8. Regarding non-grant of self-assessment tax, it was submitted that the matter needs necessary verification and where the Bench so decides, the matter may be remitted to the file of the AO for necessary verification.
9. We have heard the rival contentions and perused the material available on record. The findings of the Assessing officer that the assessee is not engaged in any actual business activity but involved in circular transactions are not in dispute before us. Further, it is also an accepted position that commission income @ 1% should be assessed on the reported turnover along with new investments made during the year. The assessee has reported a turnover of Rs 90,36,25,872 and has reported profits of Rs 22,67,943/- as per books of accounts and basis that, has reported tax profits of Rs 24,68,980/- in its return of income filed for the impugned assessment year 2017-18. The AO while holding the turnover to be bogus has computed commission income @ 1% on reported turnover (figure of Rs 61,37,65,621 has been wrongly taken instead of Rs 90,36,25,872) and new investment of Rs 4,49,64,300/-, however, at the same time, has not allowed telescoping of income of Rs 24,68,980/- already reported on the said turnover. Therefore, we find merit in the contention advanced by the ld AR to allow telescoping of income already offered against the commission income so determined by the AO. Such telescoping of income shall be against the net income already offered (as per books of accounts) in the return of income and not against the gross profit as so claimed by the assessee as there remains no basis to allow the expenses where the whole business transactions have been held to be bogus in nature.

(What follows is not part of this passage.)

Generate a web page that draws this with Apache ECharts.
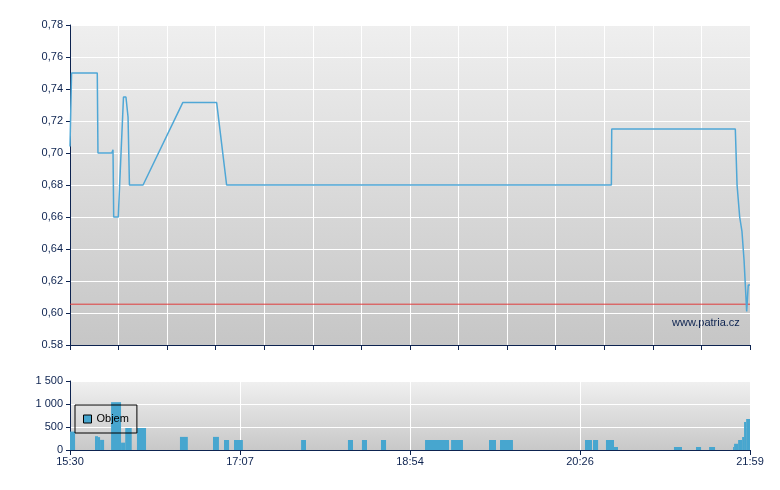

Similar position exist for the earlier assessment years where the Coordinate Benches have also taken a similar view to allow telescoping of commission income against income declared as per the books of accounts. The matter is accordingly set-aside to the file of the AO for the limited purposes of re-computing the commission income at the rate of 1% on the reported turnover of Rs 90,36,25,872/- plus fresh investment of Rs 4,49,64,300/- and to allow telescoping of Rs 24,68,980/- as reported in the return of income and bring to tax the net income in the hands of the assessee. The ground of appeal is disposed off accordingly.
10. Now, coming to the matter relating to source of cash deposits during the demonetization period, we find from the perusal of records that the assessee vide its letter dated 19/12/2019 available at APB page 117 has submitted the date-wise withdrawals of cash during the period 27/04/2016 to 8/11/2016 totalling to Rs 32,60,000/- and has submitted that the cash so withdrawn was available as on the date of demonization and out of which, Rs 29,44,500 was available which was deposited with the bank pursuant to the demonization and which is duly supported by the bank statements and the books of accounts. In absence of any adverse material available on record, the explanation so offered by the assessee duly supported by bank statements and books of accounts is found to be reasonable and acceptable and the addition so made amounting to Rs 29,44,500/- is hereby directed to be deleted. In the result, ground of appeal is allowed.
11. Regarding non-grant of credit of self-assessment tax as so reflected in Form 26AS, the AO is directed to allow the same after due verification.
12. In the result, the appeal of the assessee is partly allowed.